Após breves minutos de um papo descontraído sobre um evento que rolaria em um hotel, o presidente eleito finalizou.

“Edu, está na tua mão. Se você me der um positivo, eu vou atrás do positivo do lado de cá”, encerrou Rogério Caboclo, novamente deixa claro que necessita do “ok” de quem realmente dava a palavra final.

O ESPN.com.br já vinha mostrando nos últimos dias o poder de Del Nero até os dias atuais nos bastidores. Sempre reunido com diretores, vice-presidentes e membros do alto escalão em rodas semanais de carteado, o cartola dita parte dos rumos da CBF.

Gravações irritam Caboclo, diretores e funcionários

A conversa gravada ainda em 2018 é uma das muitas no prédio da CBF nos últimos anos. Tal situação gera enorme desconfiança e desgaste em todos que precisam se reunir a portas fechadas no local.

Dezenas de funcionários, fossem do alto ou do baixo escalão, desconfiavam da existência de tais áudios vazados, mas nunca tinham se deparado com a materialização do conteúdo.

Reunião emergencial, exaltação e veto a celulares

Vazamentos de informações têm irritado Rogério. Desde a revelação do caso da funcionária afastada após desgaste na relação com o presidente, é comum ver Caboclo reclamando em alto e bom som para pessoas mais próximas.

Na última quarta-feira (19), ele se reuniu, novamente a portas fechadas, com integrantes da diretoria de seleções reclamando de notícias que davam conta de uma conversa antes da última convocação onde o tema da funcionária afastada foi abordado.

Na quinta (20), ao ser informado da apuração da reportagem sobre a conversa com Edu e a interferência de Marco Polo Del Nero, convocou uma reunião de emergência. Assim como fez na véspera, proibiu a entrada de telefones celulares e se exaltou com novas informações vazadas. Presentes ao encontro ouvidos pela reportagem citaram um “destempero” de Caboclo durante o encontro.

Fifa monitora participação de Del Nero. Investigação não está descartada

Procurada pelo ESPN.com.br para comentar a evidência de interferência de Del Nero e se pretendia tomar alguma atitude diante do descumprimento da condenação, a Fifa informou que está “monitorando a situação” e que não faria mais comentários por ora.

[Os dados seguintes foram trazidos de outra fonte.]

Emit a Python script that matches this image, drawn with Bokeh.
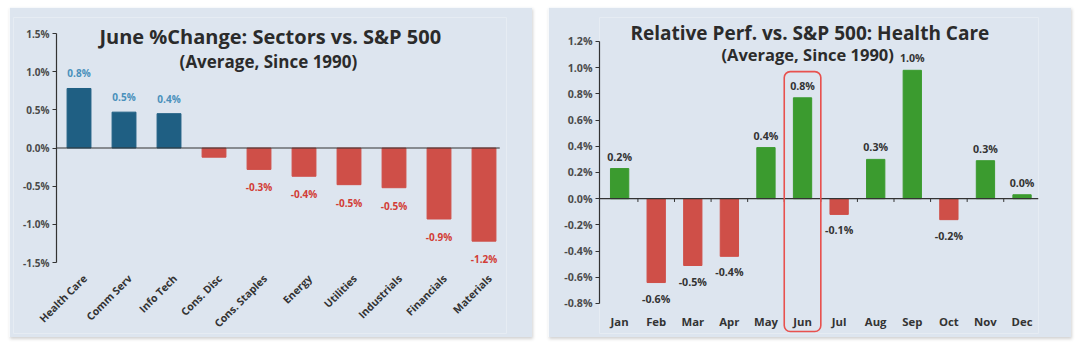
from bokeh.plotting import figure
from bokeh.models import (ColumnDataSource, LabelSet, Label, FixedTicker, LinearAxis,
                          Range1d, BoxAnnotation, PrintfTickFormatter)
from bokeh.core.properties import value
from bokeh.layouts import row
from bokeh.embed import file_html
from bokeh.resources import INLINE

# ---------------- data ----------------
sectors = ["Health Care", "Comm Serv", "Info Tech", "Cons. Disc", "Cons. Staples",
           "Energy", "Utilities", "Industrials", "Financials", "Materials"]
sector_vals = [0.78, 0.47, 0.45, -0.12, -0.28, -0.37, -0.48, -0.52, -0.93, -1.22]
sector_labels = ["0.8%", "0.5%", "0.4%", "", "-0.3%", "-0.4%", "-0.5%", "-0.5%", "-0.9%", "-1.2%"]
sector_yticks = [-1.5, -1.0, -0.5, 0.0, 0.5, 1.0, 1.5]

months = ["Jan", "Feb", "Mar", "Apr", "May", "Jun", "Jul", "Aug", "Sep", "Oct", "Nov", "Dec"]
month_vals = [0.23, -0.64, -0.51, -0.44, 0.39, 0.77, -0.12, 0.30, 0.98, -0.16, 0.29, 0.03]
month_labels = ["0.2%", "-0.6%", "-0.5%", "-0.4%", "0.4%", "0.8%", "-0.1%", "0.3%", "1.0%", "-0.2%", "0.3%", "0.0%"]
month_yticks = [-0.8, -0.6, -0.4, -0.2, 0.0, 0.2, 0.4, 0.6, 0.8, 1.0, 1.2]
highlight_month = "Jun"

# ---------------- styling ----------------
BG = "#dde5ef"
BLUE = "#1f5f83"
BLUE_LBL = "#4a90bb"
RED = "#cf4f48"
RED_LBL = "#d23c36"
GREEN = "#3b9b2f"
AXIS = "#333333"
FONT = "Open Sans"


def base_fig(width, height, xr, yr, bl, bb, br, bt):
    p = figure(width=width, height=height, x_range=xr, y_range=yr,
               output_backend="svg", toolbar_location=None,
               min_border_left=bl, min_border_bottom=bb, min_border_right=br, min_border_top=bt)
    p.background_fill_color = BG
    p.border_fill_color = BG
    p.outline_line_color = None
    p.grid.grid_line_color = None
    p.xaxis.visible = False
    p.styles = {"box-shadow": "1px 2px 3px rgba(0,0,0,0.18)"}
    return p


def style_yaxis(ya, ticks, bounds, size):
    ya.ticker = FixedTicker(ticks=ticks)
    ya.formatter = PrintfTickFormatter(format="%.1f%%")
    ya.bounds = bounds
    ya.axis_line_color = AXIS
    ya.axis_line_width = 1.2
    ya.major_tick_line_color = AXIS
    ya.major_tick_out = 4
    ya.major_tick_in = 0
    ya.minor_tick_line_color = None
    ya.major_label_text_font = FONT
    ya.major_label_text_font_style = "bold"
    ya.major_label_text_font_size = size
    ya.major_label_text_color = "#4a4a4a"
    ya.major_label_standoff = 3


def title_label(p, x, y, text, size):
    p.add_layout(Label(x=x, y=y, text=text, text_align="center", text_baseline="middle",
                       text_font=FONT, text_font_style="bold", text_font_size=size,
                       text_color="#2b2b2b"))


# ================= LEFT CHART =================
n1 = len(sectors)
x1 = list(range(n1))
src1 = ColumnDataSource(dict(
    x=x1, top=sector_vals, lab=sector_labels, name=sectors, base=[-1.5] * n1,
    color=[BLUE if v >= 0 else RED for v in sector_vals],
    lcolor=[BLUE_LBL if v >= 0 else RED_LBL for v in sector_vals],
    off=[15 if v >= 0 else -18 for v in sector_vals],
))
p1 = base_fig(523, 330, Range1d(-1.456, n1 - 0.5), Range1d(-2.43, 1.71), 4, 4, 26, 10)
p1.yaxis.visible = False
p1.vbar(x="x", top="top", bottom=0, width=0.53, color="color", source=src1)

ya1 = LinearAxis(fixed_location=-0.5)
style_yaxis(ya1, sector_yticks, (-1.5, 1.5), "7.5pt")
p1.add_layout(ya1, "left")

p1.segment(x0=[-0.5], y0=[0], x1=[n1 - 0.65], y1=[0], line_color=AXIS, line_width=1.2)

# rotated category labels
p1.add_layout(LabelSet(x="x", y="base", text="name", angle=0.785, x_offset=6, y_offset=-14,
                       text_align="right", text_baseline="middle", text_font=value(FONT),
                       text_font_style="bold", text_font_size="10.5px", text_color="#333333",
                       source=src1))

p1.add_layout(LabelSet(x="x", y="top", text="lab", y_offset="off", text_color="lcolor",
                       text_align="center", text_baseline="middle", text_font=value(FONT),
                       text_font_style="bold", text_font_size="7.5pt", source=src1))

title_label(p1, 4.25, 1.467, "June %Change: Sectors vs. S&P 500", "20px")
title_label(p1, 4.21, 1.127, "(Average, Since 1990)", "17px")

# ================= RIGHT CHART =================
n2 = len(months)
x2 = list(range(n2))
src2 = ColumnDataSource(dict(
    x=x2, top=month_vals, lab=month_labels,
    color=[GREEN if v >= 0 else RED for v in month_vals],
    off=[12 if v >= 0 else -16 for v in month_vals],
))
p2 = base_fig(523, 330, Range1d(-0.55, n2 - 0.55), Range1d(-1.029, 1.383), 51, 4, 33, 10)
p2.vbar(x="x", top="top", bottom=0, width=0.5, color="color", source=src2)
style_yaxis(p2.yaxis[0], month_yticks, (-0.8, 1.2), "8pt")

# zero line with small separator ticks between months
p2.segment(x0=[-0.55], y0=[0], x1=[n2 - 0.55], y1=[0], line_color=AXIS, line_width=1.2)
bounds2 = [i + 0.5 for i in x2]
p2.segment(x0=bounds2, y0=[0] * n2, x1=bounds2, y1=[-0.025] * n2, line_color=AXIS, line_width=1)

lab2 = LinearAxis(fixed_location=-0.8, ticker=FixedTicker(ticks=x2),
                  major_label_overrides={i: s for i, s in enumerate(months)},
                  axis_line_color=None, major_tick_line_color=None, minor_tick_line_color=None,
                  major_label_standoff=5, major_label_text_font=FONT,
                  major_label_text_font_style="bold", major_label_text_font_size="8.5pt",
                  major_label_text_color="#333333")
p2.add_layout(lab2, "below")

p2.add_layout(LabelSet(x="x", y="top", text="lab", y_offset="off", text_color="#333333",
                       text_align="center", text_baseline="middle", text_font=value(FONT),
                       text_font_style="bold", text_font_size="8pt", source=src2))

hi = months.index(highlight_month)
p2.add_layout(BoxAnnotation(left=hi - 0.5, right=hi + 0.5, top=0.97, bottom=-1.014,
                            fill_alpha=0, line_color="#e8514e", line_alpha=1.0,
                            line_width=1.6, border_radius=6))

title_label(p2, 5.2, 1.267, "Relative Perf. vs. S&P 500: Health Care", "19px")
title_label(p2, 5.14, 1.099, "(Average, Since 1990)", "16.5px")

layout = row(p1, p2, spacing=16, margin=(7, 0, 0, 9))
open("out.html", "w").write(file_html(layout, INLINE))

A entidade máxima do futebol já vinha acompanhando as notícias dos últimos dias que apontam a participação de Marco Polo e não descartava abrir uma investigação em caso de provas sobre tal interferência. A reportagem apurou que a revelação dos áudios – informados por e-mail à entidade ao longo da semana - já ligou novo sinal de alerta em Zurique, na Suíça. Um novo posicionamento deve ser divulgado nos próximos dias.

Procurado por telefone, WhatsApp e mensagens privadas em suas redes sociais, Edu Gaspar não respondeu até a publicação do caso.